LONDON, Jan 17 (Reuters) - Prime Minister Theresa May will on Thursday try to break the impasse in Britain’s political elite over how to leave the European Union by searching for a last-minute exit deal though there was so far little sign of compromise.
After May’s two-year attempt to forge an amicable divorce was crushed by parliament in the biggest defeat for a British leader in modern history, May called for party leaders to put self-interest aside to find a way forward.
If May fails to forge consensus, the world’s fifth largest economy will drop out of the European Union on March 29 without a deal or will be forced to halt Brexit, possibly even holding a national election or even another referendum.
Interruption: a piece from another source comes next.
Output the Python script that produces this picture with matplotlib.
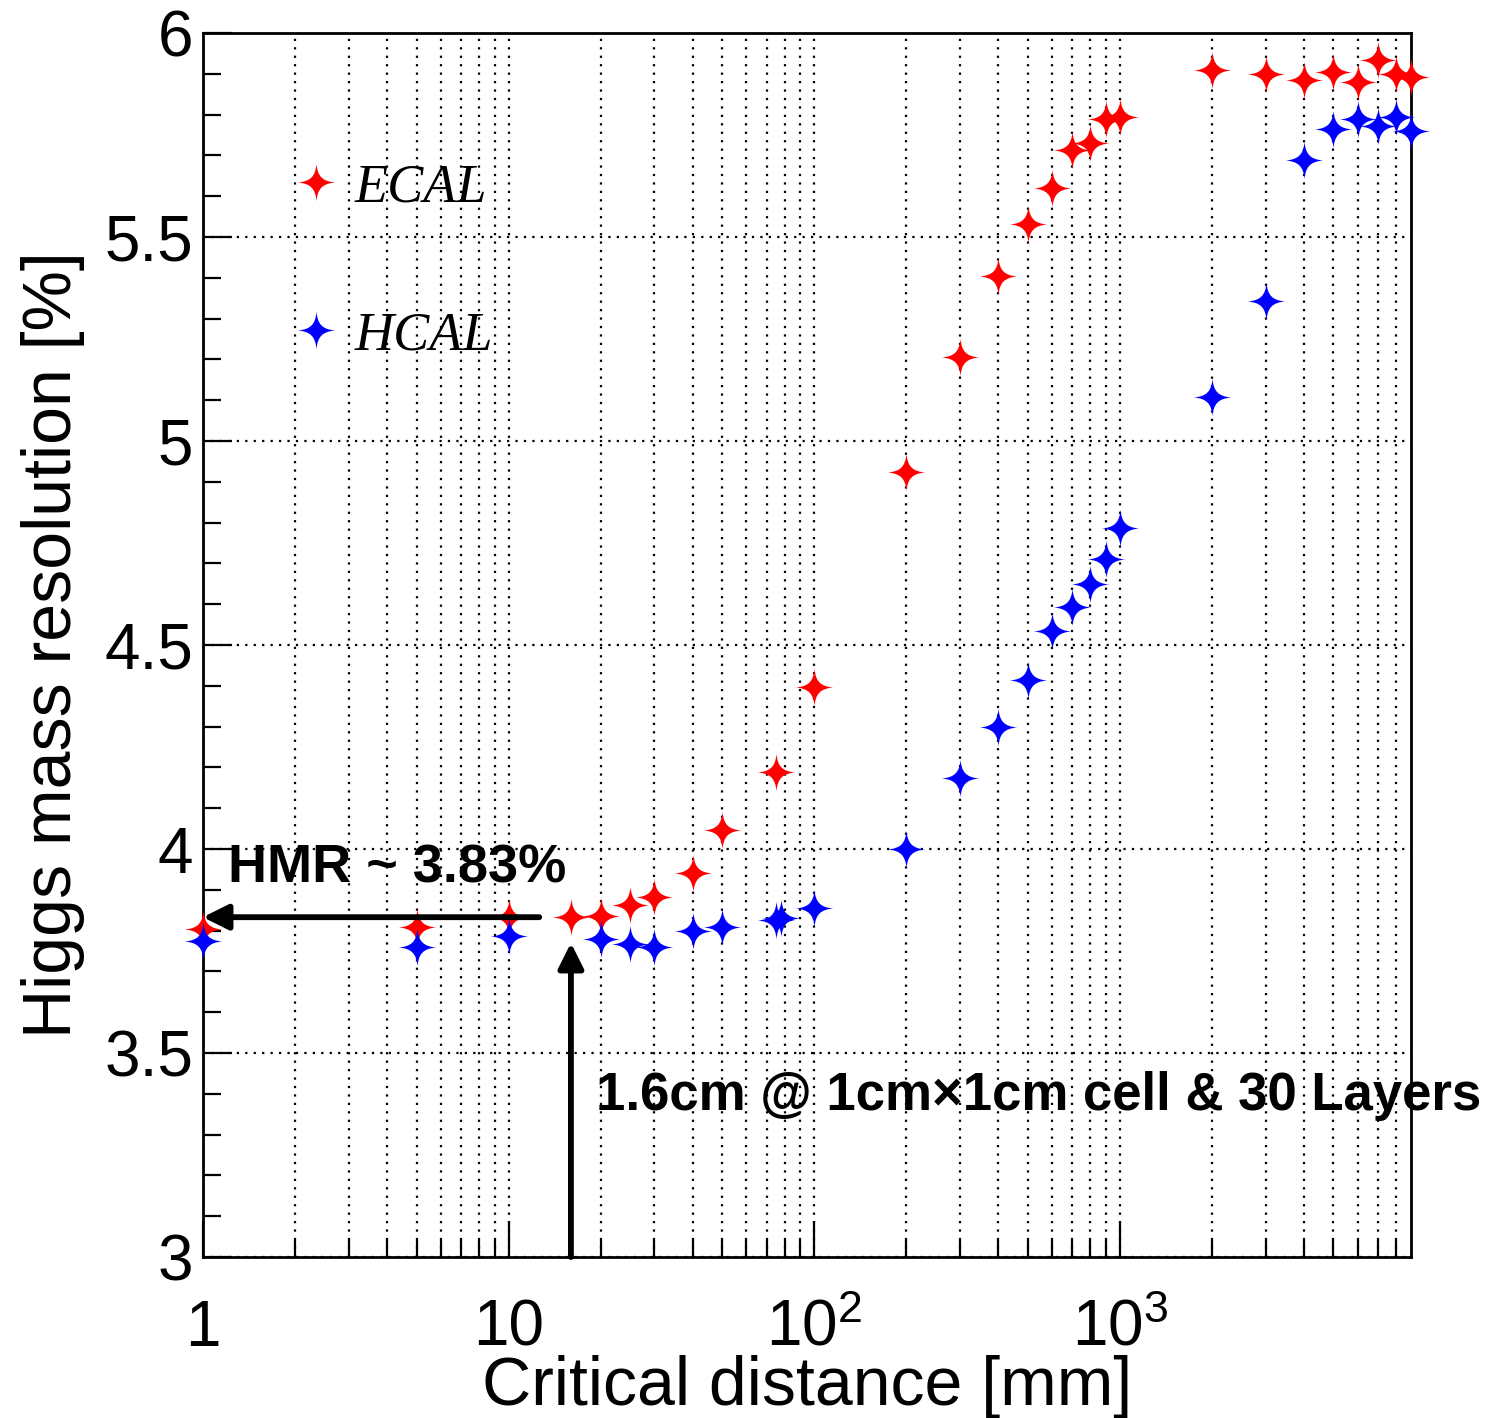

May has repeatedly refused to countenance another election and has warned that another referendum would be corrosive as it would undermine faith in democracy among the 17.4 million people who voted to leave the EU in the 2016 referendum.
“I believe it is my duty to deliver on the British people’s instruction to leave the European Union. And I intend to do so,” May said outside Downing Street in an attempt to address voters directly.
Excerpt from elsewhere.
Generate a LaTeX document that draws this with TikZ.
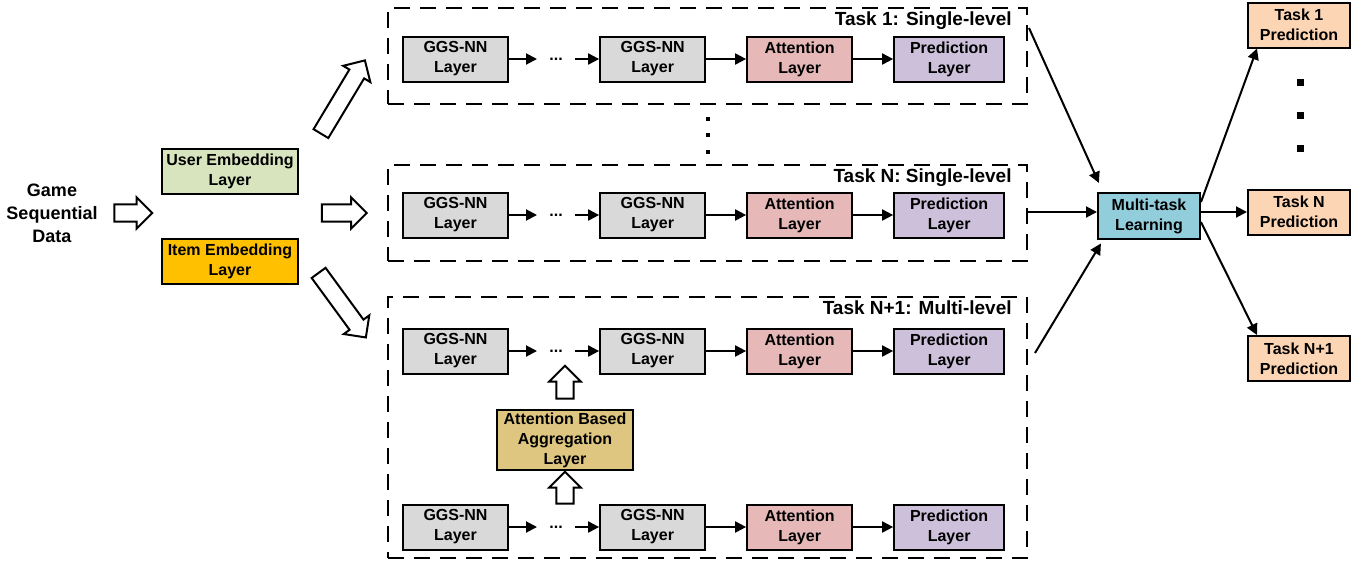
\documentclass[tikz,border=0pt]{standalone}
\usepackage{fontspec}
\setmainfont{Liberation Sans}
\usepackage{xcolor}
\usetikzlibrary{arrows.meta, positioning, shapes.arrows, calc}

\definecolor{ggsgray}{RGB}{217,217,217}
\definecolor{attred}{RGB}{230,185,184}
\definecolor{predpurple}{RGB}{204,192,218}
\definecolor{usergreen}{RGB}{215,228,189}
\definecolor{itemorange}{RGB}{255,192,0}
\definecolor{agggold}{RGB}{222,198,128}
\definecolor{mtlblue}{RGB}{146,205,220}
\definecolor{outpeach}{RGB}{252,213,180}

\tikzset{%
  layer/.style={draw, line width=1pt, minimum width=52.5pt, minimum height=22.5pt,
    inner sep=0pt, align=center, font=\fontsize{8}{10}\selectfont\bfseries},
  ggs/.style={layer, fill=ggsgray},
  att/.style={layer, fill=attred},
  pred/.style={layer, fill=predpurple, minimum width=55pt},
  embed/.style={layer, minimum width=68pt},
  outbox/.style={layer, fill=outpeach, minimum width=51pt},
  taskbox/.style={draw, line width=1pt, dash pattern=on 8pt off 5pt,
    minimum width=319.5pt, inner sep=0pt},
  tasklabel/.style={font=\fontsize{9.5}{11}\selectfont\bfseries, anchor=north east, inner sep=1pt},
  ellip/.style={font=\fontsize{8}{10}\selectfont\bfseries, inner xsep=6pt, inner ysep=1pt},
  move/.style={->, line width=1pt},
  hollow/.style={single arrow, draw, line width=1pt, fill=white, inner sep=3.8pt,
    single arrow head extend=3.6pt, single arrow head indent=0pt},
  sqdot/.style={fill=black, minimum size=3.5pt, inner sep=0pt},
  >={Triangle[length=5.5pt, width=5.5pt]}
}

\begin{document}
\begin{tikzpicture}[x=0.5pt, y=-0.5pt]
  \useasboundingbox (0,0) rectangle (1367,569);

  \node[font=\fontsize{9}{11.5}\selectfont\bfseries, align=center] (gsd) at (52,213) {Game\\Sequential\\Data};
  \node[embed, fill=usergreen] (user) at (230,171.5) {User Embedding\\Layer};
  \node[embed, fill=itemorange] (item) at (230,261) {Item Embedding\\Layer};

  % hollow arrows
  \node[hollow, minimum height=19pt] (h0) at (129,213) {};
  \node[hollow, minimum height=22.5pt] (h1) at (340,213) {};
  \node[hollow, minimum height=42.7pt, rotate=59] (h2) at (340.7,100.7) {};
  \node[hollow, minimum height=40pt, rotate=-53.8] (h3) at (339.7,301.7) {};

  % task boxes
  \node[taskbox, minimum height=48pt] (t1) at (707.5,56) {};
  \node[taskbox, minimum height=48pt] (tn) at (707.5,213) {};
  \node[taskbox, minimum height=130.5pt] (tm) at (707.5,427.5) {};
  \node[tasklabel] at ([xshift=-7pt, yshift=-1pt]t1.north east) {Task 1: Single-level};
  \node[tasklabel] at ([xshift=-7pt, yshift=-1pt]tn.north east) {Task N: Single-level};
  \node[tasklabel] at ([xshift=-7pt, yshift=-1pt]tm.north east) {Task N+1: Multi-level};

  \foreach \r/\y in {a/59, b/215, c/351, d/527} {
    \node[ggs] (g1\r) at (455.5,\y) {GGS-NN\\Layer};
    \node[ellip, right=14pt of g1\r] (e\r) {...};
    \node[ggs, right=12pt of e\r] (g2\r) {GGS-NN\\Layer};
    \node[att, right=20pt of g2\r] (a\r) {Attention\\Layer};
    \node[pred, right=20pt of a\r] (p\r) {Prediction\\Layer};
    \draw[move] (g1\r) -- (e\r);
    \draw[move] (e\r) -- (g2\r);
    \draw[move] (g2\r) -- (a\r);
    \draw[move] (a\r) -- (p\r);
  }

  \node[embed, fill=agggold, minimum height=30pt] (agg) at (565,440) {Attention Based\\Aggregation\\Layer};
  \node[hollow, minimum height=16.5pt, rotate=90] (h4) at (565,386.5) {};
  \node[hollow, minimum height=16pt, rotate=90] (h5) at (565,492) {};

  \foreach \y in {119,135,152}
    \node[sqdot, minimum size=2pt] at (708,\y) {};

  % multi-task part
  \node[layer, fill=mtlblue, minimum width=51pt, minimum height=23pt] (mtl) at (1149,216) {Multi-task\\Learning};
  \node[outbox] (o1) at (1299,25) {Task 1\\Prediction};
  \node[outbox] (on) at (1299,212) {Task N\\Prediction};
  \node[outbox] (om) at (1299,358.5) {Task N+1\\Prediction};
  \foreach \y in {82,115,148}
    \node[sqdot] at (1300,\y) {};

  \coordinate (from1) at (1029,28);
  \coordinate (fromn) at (1028,212);
  \coordinate (fromm) at (1035,353);
  \draw[move, shorten >=5pt] (from1) -- ([xshift=3pt]mtl.north west);
  \draw[move] (fromn) -- (mtl.west |- fromn);
  \draw[move, shorten >=2pt] (fromm) -- ([xshift=3pt]mtl.south west);

  \draw[move] ([yshift=7pt]mtl.east) -- ([xshift=5pt]o1.south west);
  \draw[move] (mtl.east |- on.west) -- (on.west);
  \draw[move] ([yshift=-3pt]mtl.east) -- ([xshift=5pt]om.north west);
\end{tikzpicture}
\end{document}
“I am inviting MPs from all parties to come together to find a way forward,” May said. “This is now the time to put self-interest aside.”
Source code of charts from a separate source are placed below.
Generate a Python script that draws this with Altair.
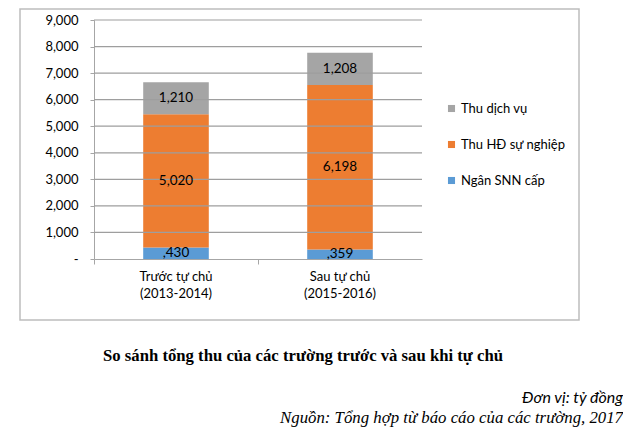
import altair as alt
import pandas as pd

categories = ["Trước tự chủ|(2013-2014)", "Sau tự chủ|(2015-2016)"]
series = ["Ngân SNN cấp", "Thu HĐ sự nghiệp", "Thu dịch vụ"]
ngan_snn = [430, 359]
thu_hd = [5020, 6198]
thu_dv = [1210, 1208]
colors = ["#5B9BD5", "#ED7D31", "#A5A5A5"]
legend_order = ["Thu dịch vụ", "Thu HĐ sự nghiệp", "Ngân SNN cấp"]
y_ticks = [0, 1000, 2000, 3000, 4000, 5000, 6000, 7000, 8000, 9000]

TITLE = "So sánh tổng thu của các trường trước và sau khi tự chủ"
UNIT = "Đơn vị: tỷ đồng"
SOURCE = "Nguồn: Tổng hợp từ báo cáo của các trường, 2017"

rows = []
for i, c in enumerate(categories):
    for k, (s, vals) in enumerate(zip(series, [ngan_snn, thu_hd, thu_dv])):
        rows.append({"cat": c, "series": s, "value": vals[i], "ord": k})
df = pd.DataFrame(rows)
grid_rows = [{"gv": v} for v in y_ticks[1:]]

FONT = "Lato, Noto Sans, sans-serif"
W, H = 328, 239

x_axis = alt.Axis(
    labelExpr="split(datum.label, '|')", labelAngle=0, labelFontSize=13,
    labelFont=FONT, labelColor="#000000", labelPadding=6, labelLineHeight=17,
    domainColor="#A6A6A6", tickColor="#A6A6A6", tickSize=5, bandPosition=0,
    grid=False, title=None,
)
y_axis = alt.Axis(
    values=y_ticks,
    labelExpr="datum.value == 0 ? '-\u00a0\u00a0' : format(datum.value, ',')",
    labelFontSize=13, labelFont=FONT, labelColor="#000000", labelPadding=12,
    labelOverlap=False, labelFlush=False,
    tickSize=4, tickColor="#A6A6A6", domainColor="#A6A6A6",
    grid=False, title=None,
)
x_scale = alt.Scale(paddingInner=0, paddingOuter=0)
y_scale = alt.Scale(domain=[0, 9000], nice=False)

grid = alt.Chart(alt.Data(values=grid_rows)).mark_rule(
    stroke="#9E9E9E", strokeWidth=1.2
).encode(
    y=alt.Y("gv:Q", scale=y_scale, axis=y_axis),
    x=alt.value(0),
    x2=alt.value(W),
)

bars = alt.Chart(df).mark_bar(width=alt.RelativeBandSize(0.4)).encode(
    x=alt.X("cat:N", sort=categories, scale=x_scale, axis=x_axis),
    y=alt.Y("value:Q", stack="zero", scale=y_scale, axis=y_axis),
    color=alt.Color(
        "series:N",
        scale=alt.Scale(domain=series, range=colors),
        sort=legend_order,
        legend=alt.Legend(
            title=None, orient="none", legendX=351, legendY=82,
            symbolType="square", symbolSize=50, symbolStrokeWidth=0,
            labelFontSize=13, labelFont=FONT, labelColor="#000000",
            rowPadding=22, labelOffset=3, values=legend_order,
        ),
    ),
    order=alt.Order("ord:Q"),
)

labels = alt.Chart(df).transform_stack(
    stack="value", groupby=["cat"], as_=["y0", "y1"], sort=[alt.SortField("ord")]
).transform_calculate(
    mid="(datum.y0 + datum.y1) / 2",
    txt="datum.value < 1000 ? ',' + format(datum.value, 'd') : format(datum.value, ',')",
).mark_text(fontSize=13.5, font=FONT, color="#000000").encode(
    x=alt.X("cat:N", sort=categories, scale=x_scale, axis=x_axis),
    y=alt.Y("mid:Q", scale=y_scale, axis=y_axis),
    text="txt:N",
)

one = alt.Data(values=[{"a": 1}])
frame = alt.Chart(one).mark_rect(fillOpacity=0, stroke="#BDBDBD", strokeWidth=1.5).encode(
    x=alt.value(-74), x2=alt.value(485), y=alt.value(-11), y2=alt.value(300)
)

title_t = alt.Chart(one).mark_text(
    font="Liberation Serif", fontWeight="bold", fontSize=16.7, color="#000000", align="center"
).encode(x=alt.value(209), y=alt.value(336), text=alt.value(TITLE))

unit_t = alt.Chart(one).mark_text(
    font=FONT, fontStyle="italic", fontSize=16, color="#000000", align="right"
).encode(x=alt.value(529), y=alt.value(378), text=alt.value(UNIT))

source_t = alt.Chart(one).mark_text(
    font="Liberation Serif", fontStyle="italic", fontSize=16.8, color="#000000", align="right"
).encode(x=alt.value(529), y=alt.value(398), text=alt.value(SOURCE))

chart = alt.layer(bars, grid, labels, frame, title_t, unit_t, source_t).properties(
    width=W, height=H, padding={"left": 11, "top": 0, "right": 0, "bottom": 0},
    background="#ffffff",
).configure_view(strokeWidth=0)

chart.save("out.html", embed_options={"renderer": "svg", "actions": False})
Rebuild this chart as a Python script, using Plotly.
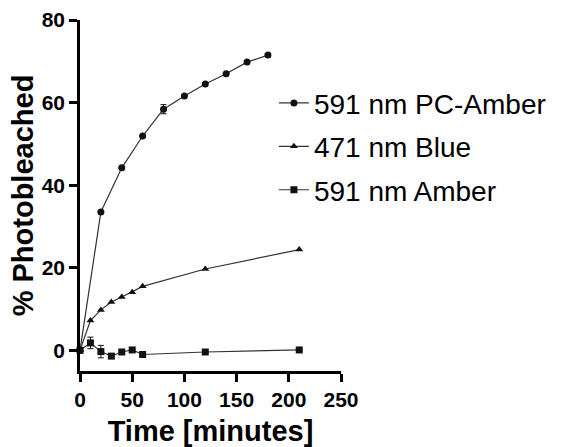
import plotly.graph_objects as go

# PC-Amber
t_pc = [0, 20, 40, 60, 80, 100, 120, 140, 160, 180]
y_pc = [0, 33.5, 44.2, 51.9, 58.4, 61.6, 64.5, 67.0, 69.8, 71.5]
e_pc = [0, 0, 0, 0, 1.1, 0, 0, 0, 0, 0]

# Blue
t_bl = [0, 10, 20, 30, 40, 50, 60, 120, 210]
y_bl = [0, 7.2, 9.8, 11.7, 12.9, 14.1, 15.5, 19.7, 24.4]

# Amber
t_am = [0, 10, 20, 30, 40, 50, 60, 120, 210]
y_am = [0, 1.8, -0.3, -1.4, -0.4, 0.1, -1.0, -0.4, 0.1]
e_am = [0, 1.4, 1.5, 0, 0, 0, 0, 0, 0]

names = ["591 nm PC-Amber", "471 nm Blue", "591 nm Amber"]

FONT = "Liberation Sans, Arial, Helvetica, sans-serif"
col = "#111111"

fig = go.Figure()
fig.add_trace(go.Scatter(
    x=t_pc, y=y_pc, name=names[0], mode="lines+markers",
    line=dict(color="#333333", width=1.2),
    marker=dict(symbol="circle", size=7, color=col),
    error_y=dict(type="data", array=e_pc, visible=True, color=col, thickness=1, width=3),
    cliponaxis=False, legendgroup="a"))
fig.add_trace(go.Scatter(
    x=t_bl, y=y_bl, name=names[1], mode="lines+markers",
    line=dict(color="#333333", width=1.2),
    marker=dict(symbol="triangle-up", size=7, color=col),
    cliponaxis=False, legendgroup="b"))
fig.add_trace(go.Scatter(
    x=t_am, y=y_am, name=names[2], mode="lines+markers",
    line=dict(color="#333333", width=1.2),
    marker=dict(symbol="square", size=7, color=col),
    error_y=dict(type="data", array=e_am, visible=True, color=col, thickness=1, width=3),
    cliponaxis=False, legendgroup="c"))

fig.update_layout(
    width=563, height=447,
    margin=dict(l=80, r=216, t=20, b=76),
    plot_bgcolor="white", paper_bgcolor="white",
    font=dict(family=FONT, color="black"),
    legend=dict(x=0.743, xanchor="left", y=0.834, yanchor="top",
                font=dict(size=28, family=FONT, color="black"),
                traceorder="grouped", tracegroupgap=4,
                itemwidth=30, bgcolor="rgba(0,0,0,0)"),
    xaxis=dict(range=[0, 250], tickvals=[0, 50, 100, 150, 200, 250],
               showline=True, linewidth=2.5, linecolor="black",
               ticks="outside", ticklen=8, tickwidth=2.5, tickcolor="black",
               showgrid=False, zeroline=False, automargin=False,
               tickfont=dict(size=21, family=FONT, color="black", weight="bold"),
               title=dict(text="Time [minutes]", standoff=14,
                          font=dict(size=29, family=FONT, color="black", weight="bold"))),
    yaxis=dict(range=[-5, 80], tickvals=[0, 20, 40, 60, 80],
               showline=True, linewidth=2.5, linecolor="black",
               ticks="outside", ticklen=8, tickwidth=2.5, tickcolor="black",
               showgrid=False, zeroline=False, automargin=False,
               tickfont=dict(size=21, family=FONT, color="black", weight="bold"),
               title=dict(text="% Photobleached", standoff=0,
                          font=dict(size=29, family=FONT, color="black", weight="bold"))),
)

fig.write_html("out.html")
As the United Kingdom tumbles towards its biggest political and economic move since World War Two, other members of the European Union have offered to talk though they can do little until London decides what it wants out of Brexit.
Yet ever since the UK voted by 52-48 percent to leave the EU in June 2016, British politicians have been failed to find agreement on how or even whether to leave the European Union.
In a sign of just how hard May’s task may be, the main opposition leader, Labour’s Jeremy Corbyn, refused to hold talks unless a no-deal Brexit was ruled out.
His party wants a permanent customs union with the EU, a close relationship with its single market and greater protections for workers and consumers.
The chairman of May’s Conservative party, Brandon Lewis, said on Thursday that Britain cannot stay in the current customs union because striking international trade deals after Brexit is a priority.